Le missionnaire lança son credo : il ne sortirait rien de
l’organisation des élections ; par son sourire permanent,
l’abbé Malu-Malu paraissait trop content de lui-même.
Mais le
missionnaire ignorait sans doute que les évêques avaient conçu un
programme d’éducation civique et électorale dispensé à travers
le pays. L’Eglise en appelait à l’engagement au profit du bien
commun et de l’avènement d’un Etat de droit. Des membres de
l’Eglise oubliaient-ils le risque encouru en prenant la tête pour
combattre des années de maltraitance contre le pauvre et le faible ?
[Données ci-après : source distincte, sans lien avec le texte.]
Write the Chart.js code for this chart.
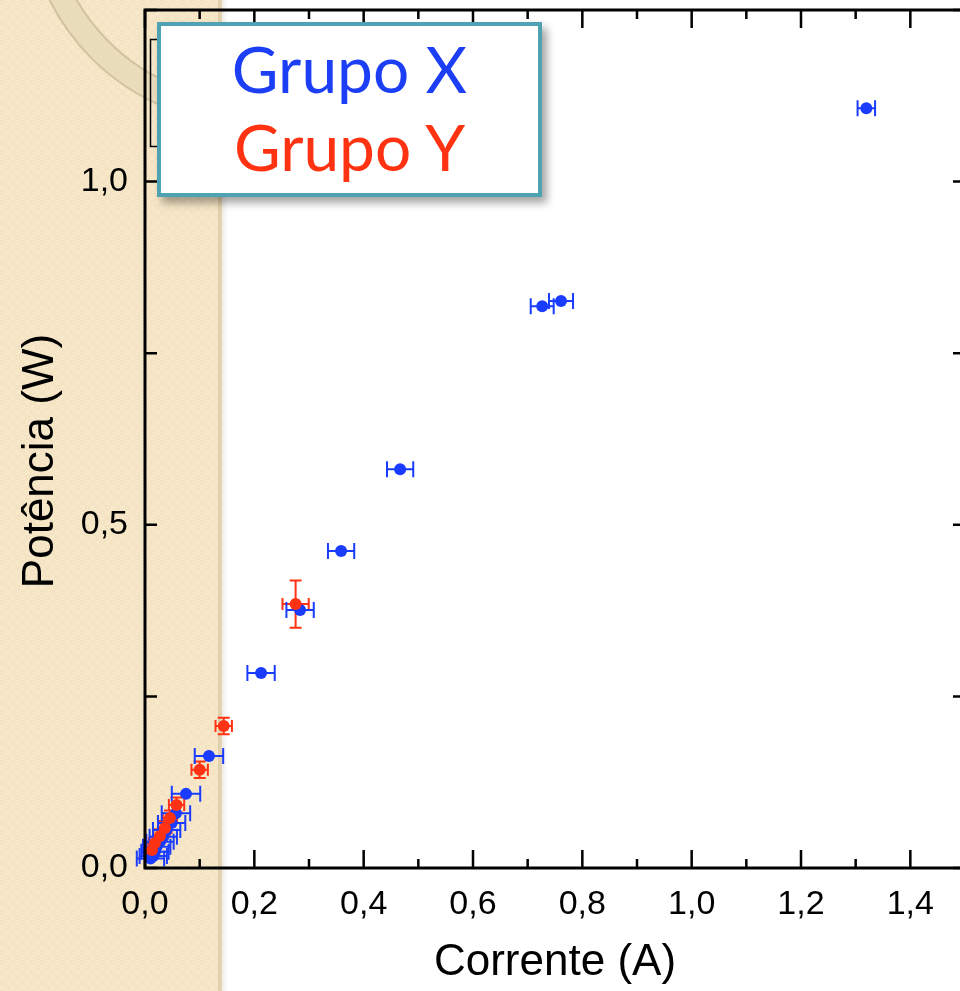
<!DOCTYPE html>
<html>
<head>
<meta charset="utf-8">
<script src="https://cdn.jsdelivr.net/npm/chart.js@4/dist/chart.umd.min.js"></script>
<style>
  html, body { margin: 0; padding: 0; background: #fff; overflow: hidden; }
  #wrap { position: relative; width: 960px; height: 991px; overflow: hidden; }
  #legendBox {
    position: absolute; left: 157px; top: 22px; width: 377px; height: 163px;
    background: #fff; border: 4px solid #4ea2b2;
    box-shadow: 5px 6px 8px rgba(0,0,0,0.35);
    font-family: Lato, "Open Sans", sans-serif; font-size: 64px; line-height: 78px;
    text-align: center; padding-top: 4px; box-sizing: content-box;
  }
  #legendBox div { height: 78px; }
</style>
</head>
<body>
<div id="wrap">
  <canvas id="powerChart" width="972" height="991"></canvas>
  <div id="legendBox">
    <div style="color:#1c3ef5">Grupo X</div>
    <div style="color:#ff3311">Grupo Y</div>
  </div>
</div>
<script>
// Grupo X (blue) - current (A), power (W), current error
const groupXCurrent = [1.3195, 0.761, 0.7266, 0.4667, 0.3587, 0.2837, 0.2123, 0.117, 0.075, 0.0566, 0.0487, 0.0396, 0.0334, 0.0274, 0.0214, 0.0182, 0.0151, 0.010];
const groupXPower   = [1.107, 0.826, 0.8185, 0.581, 0.462, 0.376, 0.284, 0.163, 0.108, 0.0797, 0.0655, 0.0553, 0.0456, 0.0383, 0.031, 0.0237, 0.0175, 0.014];
const groupXCurrentErr = [0.016, 0.022, 0.021, 0.024, 0.024, 0.025, 0.025, 0.026, 0.026, 0.026, 0.025, 0.025, 0.025, 0.025, 0.025, 0.025, 0.025, 0.025];

// Grupo Y (red) - current, power, both errors
const groupYCurrent = [0.2755, 0.144, 0.100, 0.0577, 0.0456, 0.0365, 0.0274, 0.0182, 0.0128];
const groupYPower   = [0.3845, 0.207, 0.143, 0.0918, 0.0728, 0.0583, 0.0466, 0.0364, 0.0262];
const groupYCurrentErr = [0.024, 0.015, 0.015, 0.014, 0.013, 0.012, 0.012, 0.011, 0.011];
const groupYPowerErr   = [0.0345, 0.012, 0.012, 0.011, 0.011, 0.010, 0.010, 0.009, 0.009];

const xLabelMax = 1.4;
const yLabelStep = 0.5;

const BLUE = '#1a3cff';
const RED = '#ff3314';

function toPoints(xs, ys) {
  return xs.map((x, i) => ({ x: x, y: ys[i] }));
}
function commaLabel(v) {
  return v.toFixed(1).replace('.', ',');
}

// beige side band, decorative ring and the old legend frame
const paperPlugin = {
  id: 'paper',
  beforeDraw(chart) {
    const ctx = chart.ctx;
    ctx.save();
    // pattern tile
    const tile = document.createElement('canvas');
    tile.width = 10; tile.height = 10;
    const t = tile.getContext('2d');
    t.fillStyle = '#f7e8ca'; t.fillRect(0, 0, 10, 10);
    t.fillStyle = '#f3e3c2'; t.fillRect(0, 0, 5, 5); t.fillRect(5, 5, 5, 5);
    t.fillStyle = '#faefd8'; t.fillRect(2, 2, 1, 1); t.fillRect(7, 7, 1, 1);
    ctx.fillStyle = ctx.createPattern(tile, 'repeat');
    ctx.fillRect(0, 0, 222, chart.height);
    const g = ctx.createLinearGradient(218, 0, 228, 0);
    g.addColorStop(0, 'rgba(150,130,90,0.25)');
    g.addColorStop(0.4, 'rgba(150,130,90,0.15)');
    g.addColorStop(1, 'rgba(150,130,90,0)');
    ctx.fillStyle = g;
    ctx.fillRect(218, 0, 10, chart.height);
    // ring
    ctx.beginPath();
    ctx.rect(0, 0, 222, chart.height);
    ctx.clip();
    ctx.beginPath();
    ctx.arc(250, -100, 212, 0, Math.PI * 2);
    ctx.lineWidth = 24;
    ctx.strokeStyle = 'rgba(232,218,185,0.85)';
    ctx.stroke();
    ctx.lineWidth = 2;
    ctx.strokeStyle = 'rgba(175,158,120,0.45)';
    ctx.beginPath(); ctx.arc(250, -100, 224, 0, Math.PI * 2); ctx.stroke();
    ctx.beginPath(); ctx.arc(250, -100, 200, 0, Math.PI * 2); ctx.stroke();
    ctx.restore();
    // original legend frame (mostly hidden behind the box)
    ctx.save();
    ctx.strokeStyle = '#000';
    ctx.lineWidth = 1.5;
    ctx.strokeRect(150.5, 39.5, 200, 107);
    ctx.restore();
  },
  beforeDatasetsDraw(chart) {
    const ctx = chart.ctx;
    const xs = chart.scales.x, ys = chart.scales.y;
    ctx.save();
    ctx.lineWidth = 2;
    chart.data.datasets.forEach((ds) => {
      const cap = ds.capSize;
      ctx.strokeStyle = ds.borderColor;
      ds.data.forEach((p, i) => {
        const px = xs.getPixelForValue(p.x), py = ys.getPixelForValue(p.y);
        if (ds.xErr) {
          const a = xs.getPixelForValue(p.x - ds.xErr[i]), b = xs.getPixelForValue(p.x + ds.xErr[i]);
          ctx.beginPath();
          ctx.moveTo(a, py); ctx.lineTo(b, py);
          ctx.moveTo(a, py - cap); ctx.lineTo(a, py + cap);
          ctx.moveTo(b, py - cap); ctx.lineTo(b, py + cap);
          ctx.stroke();
        }
        if (ds.yErr) {
          const a = ys.getPixelForValue(p.y - ds.yErr[i]), b = ys.getPixelForValue(p.y + ds.yErr[i]);
          ctx.beginPath();
          ctx.moveTo(px, a); ctx.lineTo(px, b);
          ctx.moveTo(px - cap, a); ctx.lineTo(px + cap, a);
          ctx.moveTo(px - cap, b); ctx.lineTo(px + cap, b);
          ctx.stroke();
        }
      });
    });
    ctx.restore();
  },
  afterDatasetsDraw(chart) {
    // frame and inward ticks
    const ctx = chart.ctx;
    const a = chart.chartArea;
    const xs = chart.scales.x, ys = chart.scales.y;
    ctx.save();
    ctx.strokeStyle = '#000';
    ctx.lineWidth = 3;
    ctx.strokeRect(a.left, a.top, a.right - a.left, a.bottom - a.top);
    ctx.lineWidth = 2.5;
    ctx.beginPath();
    xs.ticks.forEach((t) => {
      const px = xs.getPixelForValue(t.value);
      const major = Math.round(t.value * 10) % 2 === 0;
      const len = major ? 18 : 9;
      ctx.moveTo(px, a.bottom); ctx.lineTo(px, a.bottom - len);
      ctx.moveTo(px, a.top); ctx.lineTo(px, a.top + len);
    });
    ys.ticks.forEach((t) => {
      const py = ys.getPixelForValue(t.value);
      ctx.moveTo(a.left, py); ctx.lineTo(a.left + 12, py);
      ctx.moveTo(a.right, py); ctx.lineTo(a.right - 12, py);
    });
    ctx.stroke();
    ctx.restore();
  }
};

Chart.defaults.font.family = "'Liberation Sans', Arial, sans-serif";
Chart.defaults.color = '#000';

new Chart(document.getElementById('powerChart').getContext('2d'), {
  type: 'scatter',
  data: {
    datasets: [{
      label: 'Grupo Y',
      data: toPoints(groupYCurrent, groupYPower),
      xErr: groupYCurrentErr,
      yErr: groupYPowerErr,
      capSize: 6,
      backgroundColor: RED,
      borderColor: RED,
      pointRadius: 6,
      pointBorderWidth: 0
    }, {
      label: 'Grupo X',
      data: toPoints(groupXCurrent, groupXPower),
      xErr: groupXCurrentErr,
      capSize: 8,
      backgroundColor: BLUE,
      borderColor: BLUE,
      pointRadius: 6,
      pointBorderWidth: 0
    }]
  },
  options: {
    responsive: false,
    animation: false,
    layout: { padding: { top: 10, right: 7, left: 0, bottom: 0 } },
    plugins: { legend: { display: false }, tooltip: { enabled: false } },
    scales: {
      x: {
        type: 'linear', min: 0, max: 1.5,
        grid: { display: false, drawTicks: false },
        border: { display: false },
        ticks: {
          stepSize: 0.1, padding: 16, maxRotation: 0, autoSkip: false,
          font: { size: 34 },
          callback: (v) => (Math.round(v * 10) % 2 === 0 && v <= xLabelMax + 1e-6) ? commaLabel(v) : ''
        },
        title: { display: true, text: 'Corrente (A)', font: { size: 44 }, padding: { top: 0, bottom: 2 } },
        afterFit: (s) => { s.height = 123; s.paddingLeft = 0; s.paddingRight = 0; }
      },
      y: {
        type: 'linear', min: 0, max: 1.25,
        grid: { display: false, drawTicks: false },
        border: { display: false },
        ticks: {
          stepSize: 0.25, padding: 17, autoSkip: false,
          font: { size: 34 },
          callback: (v) => (Math.abs(v / yLabelStep - Math.round(v / yLabelStep)) < 1e-6 && v < 1.2) ? commaLabel(v) : ''
        },
        // trailing em space nudges the visible title down to where the original sits
        title: { display: true, text: 'Potência (W)\u2003', font: { size: 44 }, padding: { top: 14, bottom: 0 } },
        afterFit: (s) => { s.width = 145; s.paddingTop = 0; s.paddingBottom = 0; }
      }
    }
  },
  plugins: [paperPlugin]
});
</script>
</body>
</html>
Oubliaient-ils que l’option prise par les évêques dérangeait des
ambitions et exposait fatalement à des représailles ?
Dans le
sourire enjoué de l’abbé Malu-Malu, au moins, on lisait bien la
conscience des enjeux historiques pour l’évangélisation en
profondeur et pour donner corps à l’enseignement social de
l’Eglise.
(P.S. En 2011, la Conférence épiscopale a nommé l'abbé Malu-Malu directeur général de l'Institut Cardinal Martino pour l'enseignement social de l'Eglise).
(P.S. En 2011, la Conférence épiscopale a nommé l'abbé Malu-Malu directeur général de l'Institut Cardinal Martino pour l'enseignement social de l'Eglise).